WORK REQUIRED:
Transcribe the records below from the first line to the line that includes "ax = fig.add_axes([0.4116, 0.3432, 0.3387, 0.6054])", inclusive, and omit the pictures.

Plotting code records
########################################

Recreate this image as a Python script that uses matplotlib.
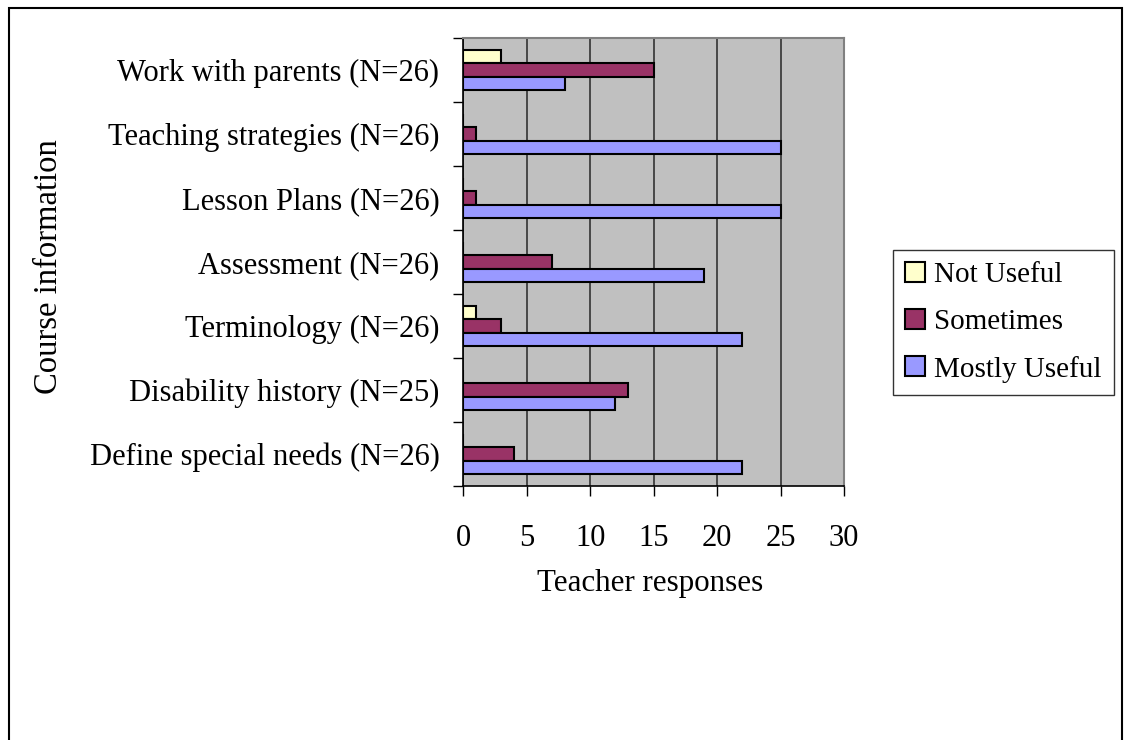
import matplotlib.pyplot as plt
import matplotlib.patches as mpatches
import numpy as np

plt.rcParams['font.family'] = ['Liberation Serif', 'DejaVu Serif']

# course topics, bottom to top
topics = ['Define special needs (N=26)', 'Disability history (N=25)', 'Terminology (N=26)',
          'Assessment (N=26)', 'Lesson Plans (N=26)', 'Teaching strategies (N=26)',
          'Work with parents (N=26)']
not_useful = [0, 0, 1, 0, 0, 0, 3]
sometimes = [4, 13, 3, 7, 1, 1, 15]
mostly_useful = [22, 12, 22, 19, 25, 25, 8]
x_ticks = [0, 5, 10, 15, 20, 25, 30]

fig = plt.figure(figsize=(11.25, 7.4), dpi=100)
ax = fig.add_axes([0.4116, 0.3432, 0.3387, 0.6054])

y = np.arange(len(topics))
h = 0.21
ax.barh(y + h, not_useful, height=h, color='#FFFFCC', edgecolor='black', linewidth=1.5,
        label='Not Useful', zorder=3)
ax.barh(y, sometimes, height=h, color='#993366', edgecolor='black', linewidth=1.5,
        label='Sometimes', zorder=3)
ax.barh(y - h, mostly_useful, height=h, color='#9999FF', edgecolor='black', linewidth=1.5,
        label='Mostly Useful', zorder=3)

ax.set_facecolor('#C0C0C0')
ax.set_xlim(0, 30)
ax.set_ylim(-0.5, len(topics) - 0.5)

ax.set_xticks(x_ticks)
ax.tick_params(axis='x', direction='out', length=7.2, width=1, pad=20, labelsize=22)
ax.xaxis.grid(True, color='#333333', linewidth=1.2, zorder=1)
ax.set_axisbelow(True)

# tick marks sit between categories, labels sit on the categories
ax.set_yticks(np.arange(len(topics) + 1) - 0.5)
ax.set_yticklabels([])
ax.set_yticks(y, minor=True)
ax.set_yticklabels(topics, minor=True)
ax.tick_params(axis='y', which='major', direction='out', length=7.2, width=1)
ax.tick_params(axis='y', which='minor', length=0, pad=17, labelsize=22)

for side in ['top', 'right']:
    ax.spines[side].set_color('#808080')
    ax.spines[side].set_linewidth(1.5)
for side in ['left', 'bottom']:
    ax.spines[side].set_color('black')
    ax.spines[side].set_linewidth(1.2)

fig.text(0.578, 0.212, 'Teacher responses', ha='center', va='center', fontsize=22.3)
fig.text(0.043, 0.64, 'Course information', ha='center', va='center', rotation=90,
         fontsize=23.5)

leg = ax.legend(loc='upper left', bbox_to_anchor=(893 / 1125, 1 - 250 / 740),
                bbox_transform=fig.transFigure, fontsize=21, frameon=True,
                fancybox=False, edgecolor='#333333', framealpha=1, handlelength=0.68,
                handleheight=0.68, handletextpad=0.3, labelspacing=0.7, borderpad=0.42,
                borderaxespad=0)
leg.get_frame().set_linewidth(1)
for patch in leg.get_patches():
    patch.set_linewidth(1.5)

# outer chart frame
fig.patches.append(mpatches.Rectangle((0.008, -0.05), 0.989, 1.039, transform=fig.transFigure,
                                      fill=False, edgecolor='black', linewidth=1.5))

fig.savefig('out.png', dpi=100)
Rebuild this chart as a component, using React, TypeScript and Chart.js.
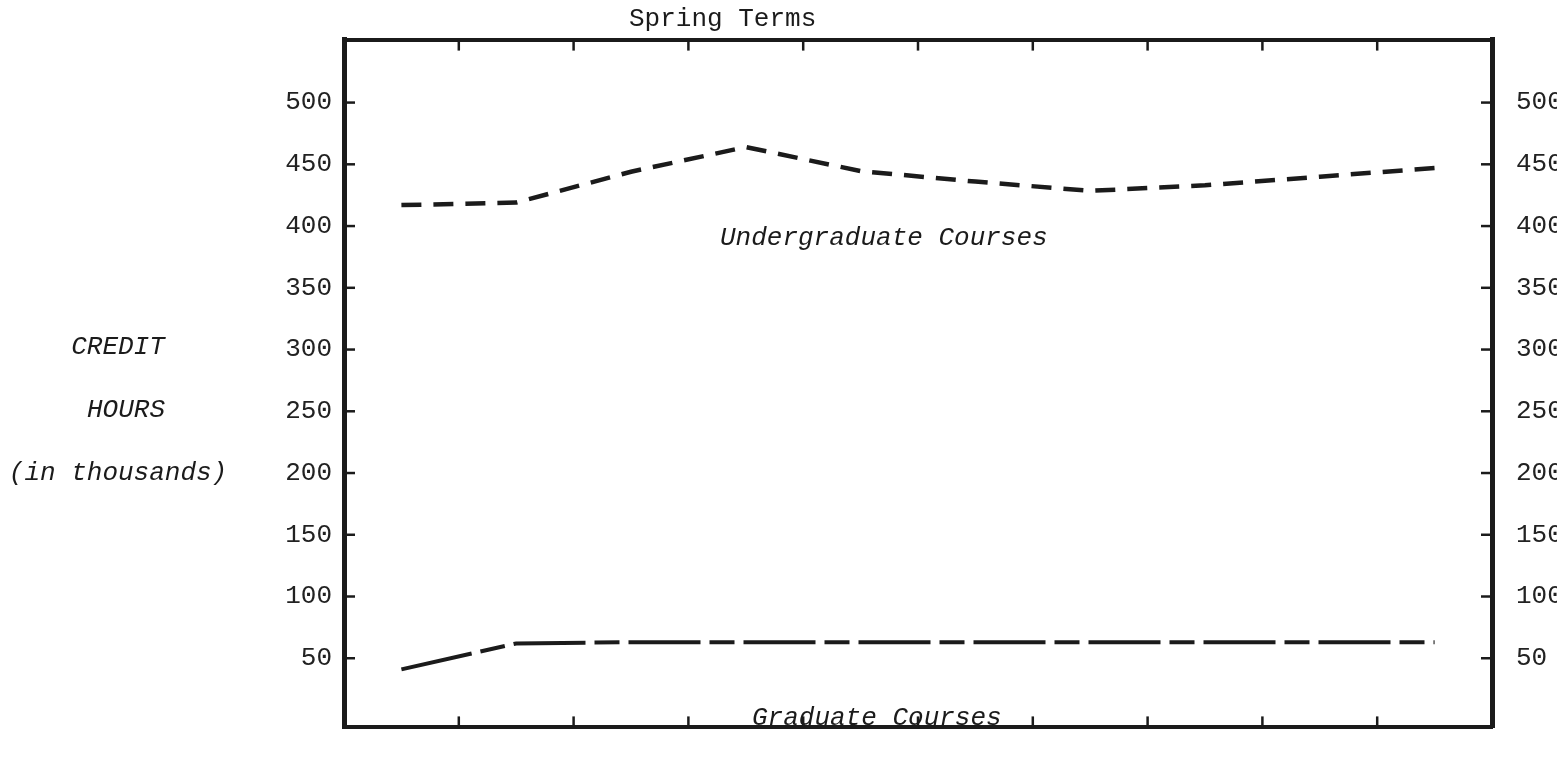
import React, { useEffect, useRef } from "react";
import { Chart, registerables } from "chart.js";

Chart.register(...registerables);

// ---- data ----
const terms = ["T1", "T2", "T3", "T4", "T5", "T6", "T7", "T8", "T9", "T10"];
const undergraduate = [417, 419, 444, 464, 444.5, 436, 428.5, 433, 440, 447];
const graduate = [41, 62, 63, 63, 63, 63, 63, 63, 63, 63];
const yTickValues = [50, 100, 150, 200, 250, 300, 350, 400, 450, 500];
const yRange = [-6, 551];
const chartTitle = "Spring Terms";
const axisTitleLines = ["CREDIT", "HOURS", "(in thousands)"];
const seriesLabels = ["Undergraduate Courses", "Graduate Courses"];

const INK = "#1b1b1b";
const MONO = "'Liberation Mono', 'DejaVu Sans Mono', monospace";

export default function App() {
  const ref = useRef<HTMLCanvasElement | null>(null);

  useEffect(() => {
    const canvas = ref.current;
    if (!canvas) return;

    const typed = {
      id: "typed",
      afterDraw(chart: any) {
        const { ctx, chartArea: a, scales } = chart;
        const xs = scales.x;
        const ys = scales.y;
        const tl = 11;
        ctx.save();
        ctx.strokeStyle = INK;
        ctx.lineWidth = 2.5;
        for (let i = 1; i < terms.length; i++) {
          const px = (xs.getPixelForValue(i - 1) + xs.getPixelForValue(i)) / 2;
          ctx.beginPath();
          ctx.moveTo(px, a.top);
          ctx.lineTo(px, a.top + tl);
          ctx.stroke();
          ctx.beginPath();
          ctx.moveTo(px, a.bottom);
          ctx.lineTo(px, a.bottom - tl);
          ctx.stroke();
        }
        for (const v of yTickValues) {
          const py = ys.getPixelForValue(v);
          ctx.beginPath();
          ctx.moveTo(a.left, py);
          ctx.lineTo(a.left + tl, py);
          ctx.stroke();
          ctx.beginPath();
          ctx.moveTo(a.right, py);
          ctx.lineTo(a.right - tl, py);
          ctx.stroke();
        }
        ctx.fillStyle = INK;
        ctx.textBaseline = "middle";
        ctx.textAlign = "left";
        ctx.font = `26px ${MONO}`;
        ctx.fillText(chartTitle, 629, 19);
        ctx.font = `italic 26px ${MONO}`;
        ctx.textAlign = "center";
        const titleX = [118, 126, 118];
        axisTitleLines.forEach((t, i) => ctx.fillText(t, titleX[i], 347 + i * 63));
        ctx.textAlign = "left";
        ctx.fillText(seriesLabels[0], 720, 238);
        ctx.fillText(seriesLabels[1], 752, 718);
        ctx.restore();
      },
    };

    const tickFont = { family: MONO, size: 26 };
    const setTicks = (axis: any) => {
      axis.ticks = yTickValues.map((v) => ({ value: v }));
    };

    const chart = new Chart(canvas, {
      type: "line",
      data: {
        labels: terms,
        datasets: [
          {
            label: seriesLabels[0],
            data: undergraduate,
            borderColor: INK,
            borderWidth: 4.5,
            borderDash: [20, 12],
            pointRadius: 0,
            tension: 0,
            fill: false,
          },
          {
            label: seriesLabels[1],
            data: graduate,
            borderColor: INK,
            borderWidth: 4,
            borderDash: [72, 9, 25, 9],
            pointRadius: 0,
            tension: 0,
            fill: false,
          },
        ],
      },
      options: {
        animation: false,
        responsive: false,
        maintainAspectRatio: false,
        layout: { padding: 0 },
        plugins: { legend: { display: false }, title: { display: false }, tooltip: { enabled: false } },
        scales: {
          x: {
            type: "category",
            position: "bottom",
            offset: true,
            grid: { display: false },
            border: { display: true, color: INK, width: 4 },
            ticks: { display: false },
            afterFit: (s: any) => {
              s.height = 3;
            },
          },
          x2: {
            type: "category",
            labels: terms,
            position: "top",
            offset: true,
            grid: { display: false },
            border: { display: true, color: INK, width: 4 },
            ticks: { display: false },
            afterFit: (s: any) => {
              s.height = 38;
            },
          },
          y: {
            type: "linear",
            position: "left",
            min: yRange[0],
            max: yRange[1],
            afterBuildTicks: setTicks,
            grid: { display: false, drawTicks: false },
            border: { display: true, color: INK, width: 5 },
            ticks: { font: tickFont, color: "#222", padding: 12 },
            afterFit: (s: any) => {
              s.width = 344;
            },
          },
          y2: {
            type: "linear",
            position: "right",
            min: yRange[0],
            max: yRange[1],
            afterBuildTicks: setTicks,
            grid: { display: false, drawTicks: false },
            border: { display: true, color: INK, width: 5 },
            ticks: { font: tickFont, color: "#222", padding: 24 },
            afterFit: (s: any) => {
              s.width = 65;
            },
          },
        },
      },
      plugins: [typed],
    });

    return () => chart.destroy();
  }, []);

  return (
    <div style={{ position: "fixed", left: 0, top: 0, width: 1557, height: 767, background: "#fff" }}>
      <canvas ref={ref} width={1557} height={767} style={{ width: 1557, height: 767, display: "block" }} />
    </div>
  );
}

########################################

ANSWER FOR THIS EXERCISE:
Recreate this image as a Python script that uses matplotlib.
import matplotlib.pyplot as plt
import matplotlib.patches as mpatches
import numpy as np

plt.rcParams['font.family'] = ['Liberation Serif', 'DejaVu Serif']

# course topics, bottom to top
topics = ['Define special needs (N=26)', 'Disability history (N=25)', 'Terminology (N=26)',
          'Assessment (N=26)', 'Lesson Plans (N=26)', 'Teaching strategies (N=26)',
          'Work with parents (N=26)']
not_useful = [0, 0, 1, 0, 0, 0, 3]
sometimes = [4, 13, 3, 7, 1, 1, 15]
mostly_useful = [22, 12, 22, 19, 25, 25, 8]
x_ticks = [0, 5, 10, 15, 20, 25, 30]

fig = plt.figure(figsize=(11.25, 7.4), dpi=100)
ax = fig.add_axes([0.4116, 0.3432, 0.3387, 0.6054])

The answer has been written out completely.